Francis Sorin : « Le nucléaire a une image dégradée, mais nous en avons besoin »
La catastrophe au Japon met en lumière les risques de cette technologie, mais selon cet expert, les besoins énergétiques sont tels qu’il est inenvisageable de s’en passer.
Jeune Afrique : Comment expliquer une telle série de défaillances dans la centrale de Fukushima ?
Francis Sorin : La centrale puisait l’eau de refroidissement dans la mer, mais le tsunami a détérioré ses pompes et bloqué le système de refroidissement. Le cœur des réacteurs [sur les six réacteurs, trois étaient à l’arrêt au moment de la catastrophe, NDLR] a alors commencé à chauffer. Les systèmes de secours et les groupes électrogènes n’ont pu prendre le relais car le tremblement de terre avait également mis hors d’usage le réseau électrique.
Francis Sorin, directeur du Pôle information de la Société française d’énergie nucléaire. ©D.R.
Pourquoi et comment cette surchauffe du cœur du réacteur conduit à une explosion ?
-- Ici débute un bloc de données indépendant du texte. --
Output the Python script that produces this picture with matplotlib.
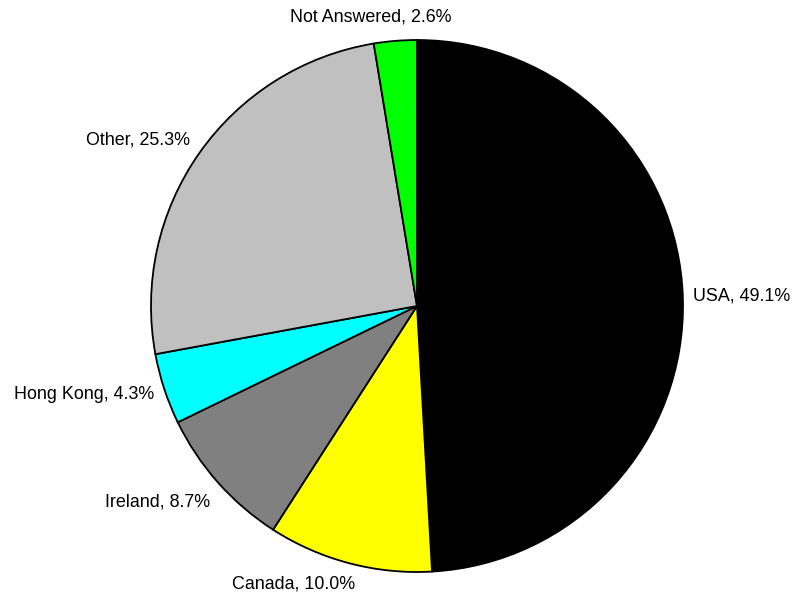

Les éléments combustibles n’étant plus immergés, ils produisent avec l’air de l’hydrogène – qui, au contact de l’oxygène, explose. Puis, étant donné la très forte température, l’eau se transforme en vapeur d’eau. Ce mélange vapeur-hydrogène provoque une surpression. Les ingénieurs de Tepco, l’exploitant, ont alors dépressurisé l’enceinte de confinement en le rejetant dans le bâtiment. Ils savaient qu’ils risquaient une explosion, mais c’était un moindre mal : mieux vaut une explosion de la structure du bâtiment que dans la cuve du réacteur.
Comme à Tchernobyl ?
La centrale de Tchernobyl n’avait pas d’enceinte de confinement. Le cœur en fusion s’est donc retrouvé à l’air libre. Qui plus est, l’incendie du graphite [forme de carbone utilisée à Tchernobyl] a propulsé les produits radioactifs dans l’atmosphère.
Quels sont les risques de contamination à Fukushima ?
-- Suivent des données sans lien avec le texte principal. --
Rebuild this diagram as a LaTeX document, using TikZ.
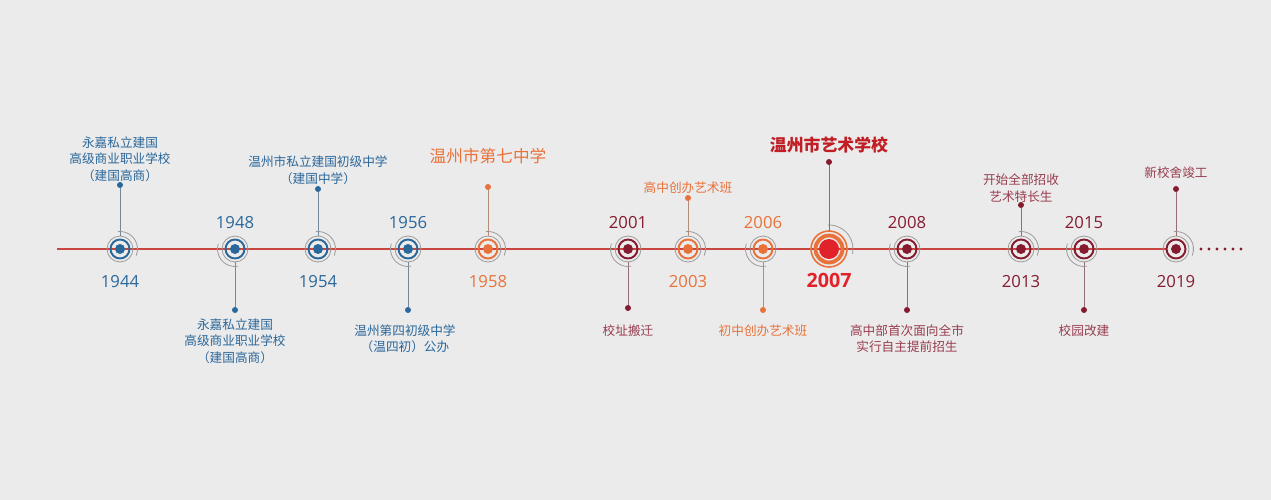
\documentclass[tikz,border=0pt]{standalone}
\usepackage{fontspec}
\setmainfont{Open Sans}
\newfontfamily\cjk{Noto Sans CJK SC}
\usetikzlibrary{positioning}

\definecolor{bg}{HTML}{EBEBEB}
\definecolor{axisred}{HTML}{C8463F}
\definecolor{ringgray}{HTML}{9A9A9A}
\definecolor{tlblue}{HTML}{2A679A}
\definecolor{tlorange}{HTML}{E8723A}
\definecolor{tlwine}{HTML}{861B30}
\definecolor{tlred}{HTML}{E2222A}

\begin{document}
\begin{tikzpicture}[x=0.02cm, y=-0.02cm,
  marker/.style={circle, draw=ringgray, line width=0.45pt, minimum size=0.52cm, inner sep=0pt},
  enddot/.style={circle, inner sep=0pt, minimum size=0.12cm},
  conn/.style={line width=0.5pt},
  yearlabel/.style={inner sep=0pt, font=\fontsize{9.5}{11}\selectfont},
  desc/.style={align=center, inner sep=0pt, font=\cjk\fontsize{7.2}{9.4}\selectfont}]
  % --- canvas (pixel coords, y downwards) ---
  \fill[bg] (0,0) rectangle (1271,500);
  \useasboundingbox (0,0) rectangle (1271,500);
  % --- time axis ---
  \coordinate (axstart) at (57,249);
  \coordinate (axend) at (1166,249);
  \draw[axisred, line width=0.6pt] (axstart) -- (axend);
  \foreach \i in {0,...,5}
    \fill[tlwine] (1201+8*\i,249) circle (1.6);
  % --- milestones: x / year / colour / end dot y / connector up? ---
  \foreach \px/\yr/\col/\dy/\up in {
      120/1944/tlblue/185/1, 235/1948/tlblue/310/0,
      318/1954/tlblue/189/1, 408/1956/tlblue/310/0,
      488/1958/tlorange/187/1, 628/2001/tlwine/308/0,
      688/2003/tlorange/198/1, 763/2006/tlorange/310/0,
      907/2008/tlwine/310/0, 1021/2013/tlwine/205/1,
      1084/2015/tlwine/310/0, 1176/2019/tlwine/189/1} {
    \node[marker] (m\yr) at (\px,249) {};
    \draw[\col, line width=1.1pt] (m\yr) circle (9.5);
    \fill[\col] (m\yr) circle (5);
    \node[enddot, fill=\col] (d\yr) at (\px,\dy) {};
    \draw[conn, \col!35!ringgray] (d\yr) -- (m\yr);
    \ifnum\up=1
      \draw[ringgray, line width=0.45pt] ([shift={(-97:17.5)}]m\yr.center) arc (-97:22:17.5);
      \node[yearlabel, text=\col] (y\yr) at (\px,282) {\yr};
    \else
      \draw[ringgray, line width=0.45pt] ([shift={(-162:17.5)}]m\yr.center) arc (-162:-280:17.5);
      \node[yearlabel, text=\col] (y\yr) at (\px,223) {\yr};
    \fi
  }
  % --- 2007 highlight ---
  \node[circle, minimum size=0.72cm, inner sep=0pt] (m2007) at (829,249) {};
  \draw[ringgray, line width=0.45pt] ([shift={(-93:24)}]m2007.center) arc (-93:12:24);
  \draw[tlorange, line width=0.9pt] (m2007) circle (18);
  \draw[tlorange, line width=2.2pt] (m2007) circle (13.5);
  \fill[tlred] (m2007) circle (10);
  \node[enddot, fill=tlwine] (d2007) at (829,162) {};
  \draw[conn, tlred!60!ringgray] (d2007) -- (m2007);
  \node[inner sep=0pt, text=tlred, font=\fontsize{11.2}{13}\selectfont\bfseries] (y2007) at (829,280) {2007};
  % --- events ---
  \node[desc, text=tlblue, above=0cm of d1944] (t1944) {永嘉私立建国\\高级商业职业学校\\（建国高商）};
  \node[desc, text=tlblue, below=0.1cm of d1948] (t1948) {永嘉私立建国\\高级商业职业学校\\（建国高商）};
  \node[desc, text=tlblue, above=0.02cm of d1954] (t1954) {温州市私立建国初级中学\\（建国中学）};
  \node[desc, text=tlblue, below=0.22cm of d1956, xshift=-0.06cm] (t1956) {温州第四初级中学\\（温四初）公办};
  \node[inner sep=0pt, text=tlorange, font=\cjk\fontsize{9.5}{11}\selectfont, above=0.38cm of d1958] (t1958) {温州市第七中学};
  \node[desc, text=tlwine!85!white, below=0.26cm of d2001] (t2001) {校址搬迁};
  \node[desc, text=tlorange, above=0.02cm of d2003] (t2003) {高中创办艺术班};
  \node[desc, text=tlorange, below=0.22cm of d2006] (t2006) {初中创办艺术班};
  \node[inner sep=0pt, text=tlred!85!black, font=\cjk\fontsize{9.6}{11}\selectfont\bfseries, above=0.1cm of d2007] (t2007) {温州市艺术学校};
  \node[desc, text=tlwine!85!white, below=0.22cm of d2008] (t2008) {高中部首次面向全市\\实行自主提前招生};
  \node[desc, text=tlwine!85!white, above=-0.02cm of d2013] (t2013) {开始全部招收\\艺术特长生};
  \node[desc, text=tlwine!85!white, below=0.22cm of d2015] (t2015) {校园改建};
  \node[desc, text=tlwine!85!white, above=0.14cm of d2019] (t2019) {新校舍竣工};
\end{tikzpicture}
\end{document}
À partir du moment où des matières radioactives s’échappent lors de l’explosion, il y a contamination, mais à faible intensité. En revanche, si les enceintes de confinement lâchent, les éléments très radioactifs du cœur vont émettre par rayonnement des radiations autour du site. C’est ce que l’on appelle l’irradiation. Et puis il y a la contamination via les retombées d’atomes radioactifs qui se répandent dans l’environnement.
Cette catastrophe au Japon peut-elle remettre en cause l’appétence pour l’énergie nucléaire au niveau mondial ?
Oui. Le nucléaire va avoir une image dégradée, mais nous en avons besoin. La population sera de 9 milliards d’habitants en 2050, la demande énergétique va donc augmenter, même si on fait des économies. Or les combustibles fossiles (pétrole, gaz, charbon), sur lesquels on s’appuie pour produire 85 % de l’énergie mondiale, sont en voie de raréfaction et émettent des gaz à effet de serre, dont le CO2. Le nucléaire (6,5 %) est, lui, capable de prendre le relais, car les autres énergies renouvelables ne peuvent répondre à la demande : l’hydraulique ne représente que 2,5 % de la production, le solaire et l’éolien oscillent entre 1 % et 2 % malgré de considérables investissements, le reste étant de la biomasse.